Visualization with Seaborn
We now have a pretty good idea of what our data looks like in a numerical sense, but we also need a way to present it to others. As I mentioned earlier, the seaborn library makes this incredibly easy to do, especially since it’s built to be used specifically with pandas dataframes. If we want to get a visualization of our summary statistics for the .describe() method above, we can use a box plot. To get this with seaborn, all you have to do is run
sns.boxplot('mean radius', data = cancer_df)

That’s it! This is the most basic version of a seaborn box plot. There are a variety of other things that you can do to it through the various arguments that the box plot method accepts. I encourage you to take a look at these in the documentation and play around with it to see what you can come up with.

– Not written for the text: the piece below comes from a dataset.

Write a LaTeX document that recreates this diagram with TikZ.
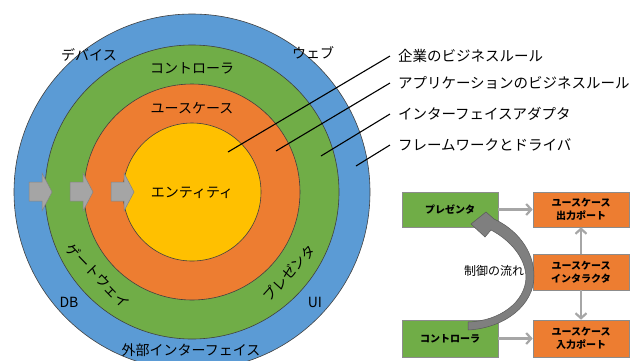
\documentclass[tikz,border=0pt]{standalone}
\usepackage{fontspec}
\newfontfamily\jp{Noto Sans CJK JP}
\usetikzlibrary{arrows.meta}
\definecolor{cblue}{HTML}{5B9BD5}
\definecolor{cgreen}{HTML}{70AD47}
\definecolor{corange}{HTML}{ED7D31}
\definecolor{cyellow}{HTML}{FFC000}
\definecolor{cgray}{HTML}{A5A5A5}
\definecolor{cgrayline}{HTML}{A6A6A6}
\definecolor{cdark}{HTML}{7F7F7F}
\definecolor{cdarkline}{HTML}{595959}
\begin{document}
\begin{tikzpicture}[x=1pt,y=-1pt,
  ring/.style={draw=black!75, line width=0.6pt},
  lbl/.style={font=\jp\fontsize{14}{16}\selectfont, inner sep=0pt},
  rlbl/.style={font=\jp\fontsize{14.5}{17}\selectfont, anchor=west, inner sep=2pt, outer sep=6pt},
  leader/.style={line width=1.1pt, black},
  box/.style={draw=black!45, line width=0.6pt, minimum width=96pt, inner sep=0pt, align=center, font=\jp\bfseries\fontsize{10}{13}\selectfont},
  gbox/.style={box, fill=cgreen},
  obox/.style={box, fill=corange},
  conn/.style={draw=cgrayline, line width=2.4pt, -{Straight Barb[length=5pt, width=11pt, line width=2.2pt]}},
  blk/.style={fill=cgray, draw=cgray!80!black, line width=0.5pt}]
\useasboundingbox (0,0) rectangle (638,360);
\clip (0,0) rectangle (638,360);
\fill[white] (0,0) rectangle (638,360);

% rings
\draw[ring, fill=cblue]   (192,192) circle[radius=178pt];
\draw[ring, fill=cgreen]  (192,192) circle[radius=147pt];
\draw[ring, fill=corange] (192,192) circle[radius=108pt];
\draw[ring, fill=cyellow] (192,192) circle[radius=69pt];

% block arrows
\foreach \ax in {29,70,111}{
  \filldraw[blk] (\ax,182) -- (\ax+13,182) -- (\ax+13,173) -- (\ax+23,192)
    -- (\ax+13,211) -- (\ax+13,201) -- (\ax,201) -- cycle;
}

% ring labels
\node[lbl] (dev) at (89,55) {デバイス};
\node[lbl] (web) at (313,53) {ウェブ};
\node[lbl] (ctl) at (192,68) {コントローラ};
\node[lbl] (uc)  at (192,108) {ユースケース};
\node[lbl] (ent) at (192,193) {エンティティ};
\node[lbl] (db)  at (69,302) {DB};
\node[lbl] (ui)  at (315,302) {UI};
\node[lbl] (ext) at (191,350) {外部インターフェイス};
\node[lbl, rotate=-46] (gw) at (98,276) {ゲートウェイ};
\node[lbl, rotate=48] (pr) at (289,273) {プレゼンタ};

% leader lines and labels
\coordinate (e1) at (228,152);
\coordinate (e2) at (276,151);
\coordinate (e3) at (321,156);
\coordinate (e4) at (356,166);
\node[rlbl] (l1) at (390,56) {企業のビジネスルール};
\node[rlbl] (l2) at (390,83) {アプリケーションのビジネスルール};
\node[rlbl] (l3) at (390,114) {インターフェイスアダプタ};
\node[rlbl] (l4) at (390,145) {フレームワークとドライバ};
\draw[leader] (e1) -- (l1.west);
\draw[leader] (e2) -- (l2.west);
\draw[leader] (e3) -- (l3.west);
\draw[leader] (e4) -- (l4.west);

% right diagram
\node[gbox, minimum height=35pt] (pres) at (450,209.5) {プレゼンタ};
\node[obox, minimum height=35pt] (outp) at (581,209.5) {ユースケース\\出力ポート};
\node[obox, minimum height=36pt] (inter) at (581,272) {ユースケース\\インタラクタ};
\node[obox, minimum height=37pt] (inp) at (581,338.5) {ユースケース\\入力ポート};
\node[gbox, minimum height=37pt] (ctrl) at (450,338.5) {コントローラ};

\draw[conn] (pres.east) -- (outp.west);
\draw[conn] (ctrl.east) -- (inp.west);
\draw[conn] (inter.north) -- (outp.south);
\draw[conn] (inter.south) -- (inp.north);

% curved flow arrow
\filldraw[fill=cdark, draw=cdarkline, line width=0.5pt]
  (468,330) .. controls (505,328) and (534,305) .. (534,276)
  .. controls (534,250) and (516,229) .. (494,219)
  -- (486,212) -- (471,224) -- (485,237) -- (491,230)
  .. controls (510,240) and (526,258) .. (526,278)
  .. controls (525,302) and (500,321) .. (468,322) -- cycle;
\node[font=\jp\fontsize{12}{14}\selectfont, inner sep=0pt] (flow) at (494,271) {制御の流れ};
\end{tikzpicture}
\end{document}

Next, let’s try to make a scatterplot. These can be invaluable when modeling because they can show correlations between different features. If there are correlations between the different features in the dataset, that indicates that one of them can be thrown out in order to make the model more simple. Again, we won’t talk about why this is necessary here, so let’s just take a look at how to do it. We’ll look at correlations between the measured radius of a tumor and its area. This is a rigged example since basic geometry tells us that there should be a squared relationship between these two variables. Let’s confirm this:
sns.scatterplot('mean radius', 'mean area', data = cancer_df)

This looks pretty parabolic to me! We could use some of seaborn’s other built in methods to confirm this, but I’ll leave that to another tutorial.
Summary
In this tutorial, we looked at one of the toy datasets provided through the sklearn library. With a relatively basic function, we were able to load this data into a pandas dataframe and utilize some of the powerful pandas methods to make understanding our data easy. Combining this with seaborn gave us the tools necessary to get quick and nice looking visuals. Everything we’ve done here only took 19 total lines of code. This may all seem very basic, but this is the kind of work that a data scientist depends on every day. In a future post, I’ll talk about how we can further utilize what we’ve done here to aid in the development of a classification model to predict whether or not the tumors in this dataset are malignant or not.